Exercise goal
Locate each line holding the string "this" and copy it.

Source code of charts
───

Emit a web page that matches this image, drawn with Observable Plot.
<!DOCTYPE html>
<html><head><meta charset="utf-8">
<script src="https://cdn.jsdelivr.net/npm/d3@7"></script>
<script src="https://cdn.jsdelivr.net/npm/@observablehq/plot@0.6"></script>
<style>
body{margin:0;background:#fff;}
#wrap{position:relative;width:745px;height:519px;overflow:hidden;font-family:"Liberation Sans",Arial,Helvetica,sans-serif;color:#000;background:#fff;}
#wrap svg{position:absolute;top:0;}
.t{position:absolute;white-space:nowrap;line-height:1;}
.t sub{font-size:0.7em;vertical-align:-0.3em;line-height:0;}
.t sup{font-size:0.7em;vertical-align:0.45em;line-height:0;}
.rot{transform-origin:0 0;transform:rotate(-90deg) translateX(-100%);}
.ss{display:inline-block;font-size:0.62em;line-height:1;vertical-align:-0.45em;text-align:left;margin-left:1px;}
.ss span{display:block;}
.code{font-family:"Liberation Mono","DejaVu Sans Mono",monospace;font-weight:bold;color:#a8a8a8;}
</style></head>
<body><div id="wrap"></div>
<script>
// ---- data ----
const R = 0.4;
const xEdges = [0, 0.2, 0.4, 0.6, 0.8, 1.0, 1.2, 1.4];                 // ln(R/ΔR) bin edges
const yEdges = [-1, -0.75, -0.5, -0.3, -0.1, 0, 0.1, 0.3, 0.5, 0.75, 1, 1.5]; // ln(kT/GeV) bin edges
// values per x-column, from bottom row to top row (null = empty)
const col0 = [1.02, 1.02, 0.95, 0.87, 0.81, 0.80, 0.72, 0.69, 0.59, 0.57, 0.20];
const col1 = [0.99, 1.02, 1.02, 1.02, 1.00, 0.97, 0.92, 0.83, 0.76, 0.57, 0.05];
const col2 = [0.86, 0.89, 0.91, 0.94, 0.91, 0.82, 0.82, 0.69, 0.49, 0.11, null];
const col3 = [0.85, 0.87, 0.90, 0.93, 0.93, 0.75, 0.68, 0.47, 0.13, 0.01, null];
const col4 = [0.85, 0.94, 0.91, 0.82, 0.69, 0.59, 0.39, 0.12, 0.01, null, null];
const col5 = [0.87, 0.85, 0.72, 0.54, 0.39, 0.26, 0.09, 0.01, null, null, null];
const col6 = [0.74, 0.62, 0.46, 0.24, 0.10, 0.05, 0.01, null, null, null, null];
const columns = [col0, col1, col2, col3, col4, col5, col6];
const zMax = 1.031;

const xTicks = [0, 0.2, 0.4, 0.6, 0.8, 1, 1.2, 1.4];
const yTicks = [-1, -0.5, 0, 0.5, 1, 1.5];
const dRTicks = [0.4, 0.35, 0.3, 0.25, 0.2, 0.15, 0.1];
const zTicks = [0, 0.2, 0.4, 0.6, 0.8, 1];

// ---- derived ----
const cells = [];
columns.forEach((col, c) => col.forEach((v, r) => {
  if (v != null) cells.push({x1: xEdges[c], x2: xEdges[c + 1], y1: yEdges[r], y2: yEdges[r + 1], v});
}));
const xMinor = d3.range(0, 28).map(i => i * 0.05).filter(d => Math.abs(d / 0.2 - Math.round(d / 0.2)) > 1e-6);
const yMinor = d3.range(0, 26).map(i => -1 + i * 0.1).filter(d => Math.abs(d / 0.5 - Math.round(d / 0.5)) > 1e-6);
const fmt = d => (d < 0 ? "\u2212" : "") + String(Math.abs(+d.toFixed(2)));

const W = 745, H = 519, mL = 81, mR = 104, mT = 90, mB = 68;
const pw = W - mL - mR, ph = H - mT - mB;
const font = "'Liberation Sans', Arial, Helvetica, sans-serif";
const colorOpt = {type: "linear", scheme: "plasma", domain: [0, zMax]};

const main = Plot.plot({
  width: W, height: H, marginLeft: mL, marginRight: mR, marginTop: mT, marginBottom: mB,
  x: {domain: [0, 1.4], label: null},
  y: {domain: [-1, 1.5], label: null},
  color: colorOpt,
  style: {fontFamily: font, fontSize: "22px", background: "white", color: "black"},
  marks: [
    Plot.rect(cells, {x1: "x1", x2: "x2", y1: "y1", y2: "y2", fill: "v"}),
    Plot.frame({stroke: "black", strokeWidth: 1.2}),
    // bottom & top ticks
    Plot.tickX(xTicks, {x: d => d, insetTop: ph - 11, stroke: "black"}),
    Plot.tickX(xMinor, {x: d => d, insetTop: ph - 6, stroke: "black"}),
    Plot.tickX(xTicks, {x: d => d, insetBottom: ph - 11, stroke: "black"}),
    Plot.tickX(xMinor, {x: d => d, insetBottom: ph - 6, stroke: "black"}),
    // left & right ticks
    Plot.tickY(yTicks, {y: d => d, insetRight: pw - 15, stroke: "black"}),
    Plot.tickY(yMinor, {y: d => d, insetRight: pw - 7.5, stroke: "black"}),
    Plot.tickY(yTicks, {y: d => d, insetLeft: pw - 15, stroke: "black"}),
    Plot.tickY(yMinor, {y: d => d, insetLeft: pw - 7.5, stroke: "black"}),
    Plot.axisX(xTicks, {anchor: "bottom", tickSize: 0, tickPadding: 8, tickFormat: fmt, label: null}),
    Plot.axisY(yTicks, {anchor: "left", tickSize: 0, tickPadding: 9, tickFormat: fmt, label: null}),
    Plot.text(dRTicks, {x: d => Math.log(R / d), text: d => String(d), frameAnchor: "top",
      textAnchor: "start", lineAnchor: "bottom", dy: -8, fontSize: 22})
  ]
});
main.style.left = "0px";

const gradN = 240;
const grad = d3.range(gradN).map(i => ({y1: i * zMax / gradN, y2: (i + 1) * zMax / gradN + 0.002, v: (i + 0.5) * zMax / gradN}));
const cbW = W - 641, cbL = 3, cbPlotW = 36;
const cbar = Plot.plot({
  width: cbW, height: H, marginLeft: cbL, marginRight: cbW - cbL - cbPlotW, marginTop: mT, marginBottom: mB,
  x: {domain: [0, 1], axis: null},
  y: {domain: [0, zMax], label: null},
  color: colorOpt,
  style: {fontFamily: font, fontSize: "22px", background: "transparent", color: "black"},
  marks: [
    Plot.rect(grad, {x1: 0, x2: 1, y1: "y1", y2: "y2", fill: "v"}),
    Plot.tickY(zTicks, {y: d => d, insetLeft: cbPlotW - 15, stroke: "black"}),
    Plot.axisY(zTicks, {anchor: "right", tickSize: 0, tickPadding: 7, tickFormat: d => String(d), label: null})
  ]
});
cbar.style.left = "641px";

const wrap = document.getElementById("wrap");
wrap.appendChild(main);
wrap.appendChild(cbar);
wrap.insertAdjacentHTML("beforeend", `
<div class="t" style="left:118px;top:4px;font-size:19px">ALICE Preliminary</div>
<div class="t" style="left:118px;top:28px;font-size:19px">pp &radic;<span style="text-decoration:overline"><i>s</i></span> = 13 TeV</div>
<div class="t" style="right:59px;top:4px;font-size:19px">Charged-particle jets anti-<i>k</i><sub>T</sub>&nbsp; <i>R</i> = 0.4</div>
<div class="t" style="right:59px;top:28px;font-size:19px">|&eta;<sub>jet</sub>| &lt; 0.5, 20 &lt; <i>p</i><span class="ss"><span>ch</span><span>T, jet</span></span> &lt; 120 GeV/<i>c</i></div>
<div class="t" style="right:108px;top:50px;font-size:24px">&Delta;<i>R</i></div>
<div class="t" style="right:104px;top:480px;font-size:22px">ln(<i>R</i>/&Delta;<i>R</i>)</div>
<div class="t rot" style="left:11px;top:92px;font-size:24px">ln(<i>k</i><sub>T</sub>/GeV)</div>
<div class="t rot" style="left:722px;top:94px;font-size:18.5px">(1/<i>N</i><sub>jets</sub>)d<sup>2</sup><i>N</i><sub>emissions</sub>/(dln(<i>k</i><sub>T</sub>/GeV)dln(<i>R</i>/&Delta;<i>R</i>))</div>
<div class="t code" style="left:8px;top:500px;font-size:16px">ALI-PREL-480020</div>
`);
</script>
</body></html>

───

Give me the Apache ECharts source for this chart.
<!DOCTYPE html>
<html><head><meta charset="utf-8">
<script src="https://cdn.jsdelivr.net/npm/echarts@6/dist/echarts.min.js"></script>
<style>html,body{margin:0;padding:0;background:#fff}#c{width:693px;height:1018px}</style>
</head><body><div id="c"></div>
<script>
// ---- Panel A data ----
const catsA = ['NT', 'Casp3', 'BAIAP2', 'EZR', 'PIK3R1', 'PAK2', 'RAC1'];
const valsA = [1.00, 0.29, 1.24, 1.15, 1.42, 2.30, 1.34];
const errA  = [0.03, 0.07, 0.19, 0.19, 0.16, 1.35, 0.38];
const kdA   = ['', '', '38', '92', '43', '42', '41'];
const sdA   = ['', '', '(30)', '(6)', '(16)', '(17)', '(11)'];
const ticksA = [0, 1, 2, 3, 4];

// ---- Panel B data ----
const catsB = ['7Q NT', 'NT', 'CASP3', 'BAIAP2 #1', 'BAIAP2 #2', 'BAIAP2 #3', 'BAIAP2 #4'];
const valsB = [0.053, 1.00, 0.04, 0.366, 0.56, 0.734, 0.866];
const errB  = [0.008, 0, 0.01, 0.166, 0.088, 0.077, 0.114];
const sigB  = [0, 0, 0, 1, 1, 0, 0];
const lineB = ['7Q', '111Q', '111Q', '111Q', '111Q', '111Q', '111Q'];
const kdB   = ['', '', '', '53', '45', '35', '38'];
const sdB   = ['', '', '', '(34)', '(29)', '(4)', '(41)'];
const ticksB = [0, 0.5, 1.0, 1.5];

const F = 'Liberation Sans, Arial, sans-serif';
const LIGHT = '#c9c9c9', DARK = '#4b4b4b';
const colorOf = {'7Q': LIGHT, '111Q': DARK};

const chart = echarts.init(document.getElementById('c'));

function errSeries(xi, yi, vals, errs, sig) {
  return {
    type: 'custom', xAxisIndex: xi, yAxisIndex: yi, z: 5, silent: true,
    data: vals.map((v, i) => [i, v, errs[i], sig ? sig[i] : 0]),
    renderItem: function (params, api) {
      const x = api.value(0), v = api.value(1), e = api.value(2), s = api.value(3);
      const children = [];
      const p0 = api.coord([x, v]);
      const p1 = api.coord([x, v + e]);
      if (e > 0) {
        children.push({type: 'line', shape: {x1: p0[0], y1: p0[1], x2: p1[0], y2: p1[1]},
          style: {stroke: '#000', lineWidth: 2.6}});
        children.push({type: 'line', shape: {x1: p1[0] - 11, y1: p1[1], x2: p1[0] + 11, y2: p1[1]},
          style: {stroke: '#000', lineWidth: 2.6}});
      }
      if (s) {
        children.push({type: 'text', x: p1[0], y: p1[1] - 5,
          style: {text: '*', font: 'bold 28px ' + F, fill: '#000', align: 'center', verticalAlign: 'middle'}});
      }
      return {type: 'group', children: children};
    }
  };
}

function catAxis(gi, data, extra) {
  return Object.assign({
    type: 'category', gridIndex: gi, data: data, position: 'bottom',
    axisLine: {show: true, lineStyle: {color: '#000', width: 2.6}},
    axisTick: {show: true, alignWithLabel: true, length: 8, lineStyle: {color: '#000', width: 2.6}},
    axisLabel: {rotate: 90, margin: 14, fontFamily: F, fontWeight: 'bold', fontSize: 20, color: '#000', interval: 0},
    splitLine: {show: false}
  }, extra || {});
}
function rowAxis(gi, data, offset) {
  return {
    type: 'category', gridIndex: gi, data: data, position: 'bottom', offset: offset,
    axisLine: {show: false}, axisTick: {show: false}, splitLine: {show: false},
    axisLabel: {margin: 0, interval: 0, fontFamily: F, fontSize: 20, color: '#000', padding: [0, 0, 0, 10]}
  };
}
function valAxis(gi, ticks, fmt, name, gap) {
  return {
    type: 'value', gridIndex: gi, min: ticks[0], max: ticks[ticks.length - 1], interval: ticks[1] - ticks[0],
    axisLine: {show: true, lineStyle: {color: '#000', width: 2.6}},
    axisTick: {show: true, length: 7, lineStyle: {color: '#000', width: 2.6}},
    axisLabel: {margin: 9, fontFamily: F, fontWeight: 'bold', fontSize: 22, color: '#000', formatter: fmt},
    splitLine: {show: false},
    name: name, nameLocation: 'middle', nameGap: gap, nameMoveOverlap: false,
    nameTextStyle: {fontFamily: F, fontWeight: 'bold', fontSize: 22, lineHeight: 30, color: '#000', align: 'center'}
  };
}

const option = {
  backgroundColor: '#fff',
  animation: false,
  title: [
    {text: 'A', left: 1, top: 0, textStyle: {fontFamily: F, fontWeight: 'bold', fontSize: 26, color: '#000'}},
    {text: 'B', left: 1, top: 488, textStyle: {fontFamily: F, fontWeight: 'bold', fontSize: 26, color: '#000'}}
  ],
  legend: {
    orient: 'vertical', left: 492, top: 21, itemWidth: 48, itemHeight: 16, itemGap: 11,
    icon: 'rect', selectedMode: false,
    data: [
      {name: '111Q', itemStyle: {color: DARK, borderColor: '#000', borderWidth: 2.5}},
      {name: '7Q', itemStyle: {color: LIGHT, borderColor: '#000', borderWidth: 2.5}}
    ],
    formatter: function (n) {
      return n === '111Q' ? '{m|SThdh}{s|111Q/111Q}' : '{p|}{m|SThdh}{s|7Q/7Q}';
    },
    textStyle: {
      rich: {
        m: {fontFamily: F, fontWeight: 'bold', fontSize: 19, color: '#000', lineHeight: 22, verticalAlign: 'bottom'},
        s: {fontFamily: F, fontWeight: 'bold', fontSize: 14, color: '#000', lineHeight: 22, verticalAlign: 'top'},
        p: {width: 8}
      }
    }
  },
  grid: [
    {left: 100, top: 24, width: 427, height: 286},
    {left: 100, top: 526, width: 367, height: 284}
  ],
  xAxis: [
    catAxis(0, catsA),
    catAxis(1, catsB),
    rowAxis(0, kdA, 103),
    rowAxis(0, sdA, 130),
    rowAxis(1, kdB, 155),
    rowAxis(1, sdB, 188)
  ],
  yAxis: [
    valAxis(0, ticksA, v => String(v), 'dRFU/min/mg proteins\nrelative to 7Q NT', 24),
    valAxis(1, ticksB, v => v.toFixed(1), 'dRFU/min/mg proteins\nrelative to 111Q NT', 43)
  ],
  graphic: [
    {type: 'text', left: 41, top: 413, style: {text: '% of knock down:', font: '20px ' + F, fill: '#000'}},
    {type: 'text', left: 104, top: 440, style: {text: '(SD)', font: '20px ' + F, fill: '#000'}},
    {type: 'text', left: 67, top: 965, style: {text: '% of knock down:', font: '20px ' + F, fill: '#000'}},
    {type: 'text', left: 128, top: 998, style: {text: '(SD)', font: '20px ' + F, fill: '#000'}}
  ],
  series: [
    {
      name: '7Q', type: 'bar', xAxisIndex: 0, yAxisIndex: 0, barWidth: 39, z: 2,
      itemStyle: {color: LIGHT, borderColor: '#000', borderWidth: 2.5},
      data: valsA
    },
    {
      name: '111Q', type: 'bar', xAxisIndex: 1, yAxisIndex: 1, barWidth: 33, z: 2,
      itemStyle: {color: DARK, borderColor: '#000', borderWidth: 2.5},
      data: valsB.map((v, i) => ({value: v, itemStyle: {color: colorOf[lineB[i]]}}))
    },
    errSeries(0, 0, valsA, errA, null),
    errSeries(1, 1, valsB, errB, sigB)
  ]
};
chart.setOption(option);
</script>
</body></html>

───

Task response
Emit a web page that matches this image, drawn with Observable Plot.
Give me the Apache ECharts source for this chart.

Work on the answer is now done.